* _Directive_
Skip the pictures. Reproduce all other material exactly.

* _Collected data_
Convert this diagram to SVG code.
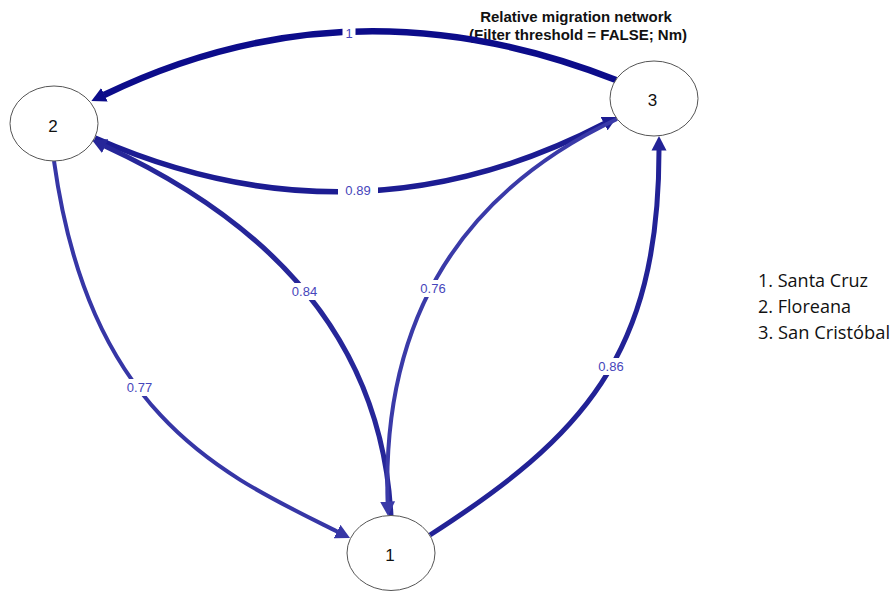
<svg xmlns="http://www.w3.org/2000/svg" width="895" height="591" viewBox="0 0 895 591">
  <style>
    .edge { fill: none; stroke-linecap: butt; }
    .node ellipse { fill: #ffffff; stroke: #555555; stroke-width: 1; }
    .node text { font-family: "Liberation Sans", Arial, sans-serif; font-size: 17px; fill: #111111; text-anchor: middle; }
    .lbl rect { fill: #ffffff; }
    .lbl text { font-family: "Liberation Sans", Arial, sans-serif; font-size: 13px; fill: #4646bb; text-anchor: middle; }
    .title { font-family: "Liberation Sans", Arial, sans-serif; font-size: 15px; font-weight: bold; fill: #111111; text-anchor: middle; }
    .legend { font-family: "Open Sans", "Noto Sans", sans-serif; font-size: 19px; fill: #111111; }
  </style>
  <defs>
    <marker id="arrW100" markerUnits="userSpaceOnUse" markerWidth="16" markerHeight="16" viewBox="0 -8 16 16" refX="0.5" refY="0" orient="auto">
      <path d="M0,-7.5 L14.5,0 L0,7.5 z" fill="#0c0c8a"/>
    </marker>
    <marker id="arrW089" markerUnits="userSpaceOnUse" markerWidth="16" markerHeight="16" viewBox="0 -8 16 16" refX="0.5" refY="0" orient="auto">
      <path d="M0,-7.5 L14.5,0 L0,7.5 z" fill="#1c1c92"/>
    </marker>
    <marker id="arrW086" markerUnits="userSpaceOnUse" markerWidth="16" markerHeight="16" viewBox="0 -8 16 16" refX="0.5" refY="0" orient="auto">
      <path d="M0,-7.5 L14.5,0 L0,7.5 z" fill="#222296"/>
    </marker>
    <marker id="arrW084" markerUnits="userSpaceOnUse" markerWidth="16" markerHeight="16" viewBox="0 -8 16 16" refX="0.5" refY="0" orient="auto">
      <path d="M0,-7.5 L14.5,0 L0,7.5 z" fill="#262699"/>
    </marker>
    <marker id="arrW077" markerUnits="userSpaceOnUse" markerWidth="16" markerHeight="16" viewBox="0 -8 16 16" refX="0.5" refY="0" orient="auto">
      <path d="M0,-7.5 L14.5,0 L0,7.5 z" fill="#3636a6"/>
    </marker>
    <marker id="arrW076" markerUnits="userSpaceOnUse" markerWidth="16" markerHeight="16" viewBox="0 -8 16 16" refX="0.5" refY="0" orient="auto">
      <path d="M0,-7.5 L14.5,0 L0,7.5 z" fill="#3a3aa8"/>
    </marker>
  </defs>

  <rect x="0" y="0" width="895" height="591" fill="#ffffff"/>

  <!-- title -->
  <text class="title" x="576" y="22">Relative migration network</text>
  <text class="title" x="578" y="40">(Filter threshold = FALSE; Nm)</text>

  <!-- connectors -->
  <g id="edges">
    <path id="e3-2" class="edge" d="M616,80 Q350.5,-24.5 104,95" stroke="#0c0c8a" stroke-width="6.5" marker-end="url(#arrW100)"/>
    <path id="e2-3" class="edge" d="M95,138 Q356,252.5 604.6,123.5" stroke="#1c1c92" stroke-width="5.5" marker-end="url(#arrW089)"/>
    <path id="e1-2" class="edge" d="M391,516 Q378.5,272 104.7,145.9" stroke="#262699" stroke-width="5" marker-end="url(#arrW084)"/>
    <path id="e3-1" class="edge" d="M617,119 Q379,231.5 387.6,502" stroke="#3a3aa8" stroke-width="4" marker-end="url(#arrW076)"/>
    <path id="e2-1" class="edge" d="M54,161 C89.6,418.4 224.8,475.4 337.5,531.7" stroke="#3636a6" stroke-width="4" marker-end="url(#arrW077)"/>
    <path id="e1-3" class="edge" d="M430,535 C581.4,437.6 659,356 659,150" stroke="#222296" stroke-width="5" marker-end="url(#arrW086)"/>

    <!-- edge labels -->
    <g class="lbl">
      <rect x="342.5" y="26" width="13" height="15"/>
      <text x="349" y="38" fill="#2a2a9e">1</text>
    </g>
    <g class="lbl">
      <rect x="338" y="182" width="40" height="16"/>
      <text x="358" y="194.5">0.89</text>
    </g>
    <g class="lbl">
      <rect x="287" y="283" width="35" height="17"/>
      <text x="304.5" y="296">0.84</text>
    </g>
    <g class="lbl">
      <rect x="416" y="280" width="34" height="17"/>
      <text x="433" y="293">0.76</text>
    </g>
    <g class="lbl">
      <rect x="122.5" y="379" width="34" height="17"/>
      <text x="139.5" y="392">0.77</text>
    </g>
    <g class="lbl">
      <rect x="594" y="358" width="34" height="17"/>
      <text x="611" y="370.5">0.86</text>
    </g>
  </g>

  <!-- nodes -->
  <g id="node-1" class="node">
    <ellipse cx="391" cy="553" rx="44" ry="37.5"/>
    <text x="390" y="561">1</text>
  </g>
  <g id="node-2" class="node">
    <ellipse cx="54" cy="123.5" rx="44" ry="37.5"/>
    <text x="53" y="131.5">2</text>
  </g>
  <g id="node-3" class="node">
    <ellipse cx="654" cy="98.5" rx="44" ry="37.5"/>
    <text x="652.5" y="106">3</text>
  </g>

  <!-- legend -->
  <g id="legend">
    <text class="legend" x="758" y="287" textLength="110" lengthAdjust="spacingAndGlyphs">1. Santa Cruz</text>
    <text class="legend" x="758" y="313" textLength="93" lengthAdjust="spacingAndGlyphs">2. Floreana</text>
    <text class="legend" x="758" y="339" textLength="132" lengthAdjust="spacingAndGlyphs">3. San Cristóbal</text>
  </g>
</svg>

* _Answer to the problem_
Convert this diagram to SVG code.
<svg xmlns="http://www.w3.org/2000/svg" width="895" height="591" viewBox="0 0 895 591">
  <style>
    .edge { fill: none; stroke-linecap: butt; }
    .node ellipse { fill: #ffffff; stroke: #555555; stroke-width: 1; }
    .node text { font-family: "Liberation Sans", Arial, sans-serif; font-size: 17px; fill: #111111; text-anchor: middle; }
    .lbl rect { fill: #ffffff; }
    .lbl text { font-family: "Liberation Sans", Arial, sans-serif; font-size: 13px; fill: #4646bb; text-anchor: middle; }
    .title { font-family: "Liberation Sans", Arial, sans-serif; font-size: 15px; font-weight: bold; fill: #111111; text-anchor: middle; }
    .legend { font-family: "Open Sans", "Noto Sans", sans-serif; font-size: 19px; fill: #111111; }
  </style>
  <defs>
    <marker id="arrW100" markerUnits="userSpaceOnUse" markerWidth="16" markerHeight="16" viewBox="0 -8 16 16" refX="0.5" refY="0" orient="auto">
      <path d="M0,-7.5 L14.5,0 L0,7.5 z" fill="#0c0c8a"/>
    </marker>
    <marker id="arrW089" markerUnits="userSpaceOnUse" markerWidth="16" markerHeight="16" viewBox="0 -8 16 16" refX="0.5" refY="0" orient="auto">
      <path d="M0,-7.5 L14.5,0 L0,7.5 z" fill="#1c1c92"/>
    </marker>
    <marker id="arrW086" markerUnits="userSpaceOnUse" markerWidth="16" markerHeight="16" viewBox="0 -8 16 16" refX="0.5" refY="0" orient="auto">
      <path d="M0,-7.5 L14.5,0 L0,7.5 z" fill="#222296"/>
    </marker>
    <marker id="arrW084" markerUnits="userSpaceOnUse" markerWidth="16" markerHeight="16" viewBox="0 -8 16 16" refX="0.5" refY="0" orient="auto">
      <path d="M0,-7.5 L14.5,0 L0,7.5 z" fill="#262699"/>
    </marker>
    <marker id="arrW077" markerUnits="userSpaceOnUse" markerWidth="16" markerHeight="16" viewBox="0 -8 16 16" refX="0.5" refY="0" orient="auto">
      <path d="M0,-7.5 L14.5,0 L0,7.5 z" fill="#3636a6"/>
    </marker>
    <marker id="arrW076" markerUnits="userSpaceOnUse" markerWidth="16" markerHeight="16" viewBox="0 -8 16 16" refX="0.5" refY="0" orient="auto">
      <path d="M0,-7.5 L14.5,0 L0,7.5 z" fill="#3a3aa8"/>
    </marker>
  </defs>

  <rect x="0" y="0" width="895" height="591" fill="#ffffff"/>

  <!-- title -->
  <text class="title" x="576" y="22">Relative migration network</text>
  <text class="title" x="578" y="40">(Filter threshold = FALSE; Nm)</text>

  <!-- connectors -->
  <g id="edges">
    <path id="e3-2" class="edge" d="M616,80 Q350.5,-24.5 104,95" stroke="#0c0c8a" stroke-width="6.5" marker-end="url(#arrW100)"/>
    <path id="e2-3" class="edge" d="M95,138 Q356,252.5 604.6,123.5" stroke="#1c1c92" stroke-width="5.5" marker-end="url(#arrW089)"/>
    <path id="e1-2" class="edge" d="M391,516 Q378.5,272 104.7,145.9" stroke="#262699" stroke-width="5" marker-end="url(#arrW084)"/>
    <path id="e3-1" class="edge" d="M617,119 Q379,231.5 387.6,502" stroke="#3a3aa8" stroke-width="4" marker-end="url(#arrW076)"/>
    <path id="e2-1" class="edge" d="M54,161 C89.6,418.4 224.8,475.4 337.5,531.7" stroke="#3636a6" stroke-width="4" marker-end="url(#arrW077)"/>
    <path id="e1-3" class="edge" d="M430,535 C581.4,437.6 659,356 659,150" stroke="#222296" stroke-width="5" marker-end="url(#arrW086)"/>

    <!-- edge labels -->
    <g class="lbl">
      <rect x="342.5" y="26" width="13" height="15"/>
      <text x="349" y="38" fill="#2a2a9e">1</text>
    </g>
    <g class="lbl">
      <rect x="338" y="182" width="40" height="16"/>
      <text x="358" y="194.5">0.89</text>
    </g>
    <g class="lbl">
      <rect x="287" y="283" width="35" height="17"/>
      <text x="304.5" y="296">0.84</text>
    </g>
    <g class="lbl">
      <rect x="416" y="280" width="34" height="17"/>
      <text x="433" y="293">0.76</text>
    </g>
    <g class="lbl">
      <rect x="122.5" y="379" width="34" height="17"/>
      <text x="139.5" y="392">0.77</text>
    </g>
    <g class="lbl">
      <rect x="594" y="358" width="34" height="17"/>
      <text x="611" y="370.5">0.86</text>
    </g>
  </g>

  <!-- nodes -->
  <g id="node-1" class="node">
    <ellipse cx="391" cy="553" rx="44" ry="37.5"/>
    <text x="390" y="561">1</text>
  </g>
  <g id="node-2" class="node">
    <ellipse cx="54" cy="123.5" rx="44" ry="37.5"/>
    <text x="53" y="131.5">2</text>
  </g>
  <g id="node-3" class="node">
    <ellipse cx="654" cy="98.5" rx="44" ry="37.5"/>
    <text x="652.5" y="106">3</text>
  </g>

  <!-- legend -->
  <g id="legend">
    <text class="legend" x="758" y="287" textLength="110" lengthAdjust="spacingAndGlyphs">1. Santa Cruz</text>
    <text class="legend" x="758" y="313" textLength="93" lengthAdjust="spacingAndGlyphs">2. Floreana</text>
    <text class="legend" x="758" y="339" textLength="132" lengthAdjust="spacingAndGlyphs">3. San Cristóbal</text>
  </g>
</svg>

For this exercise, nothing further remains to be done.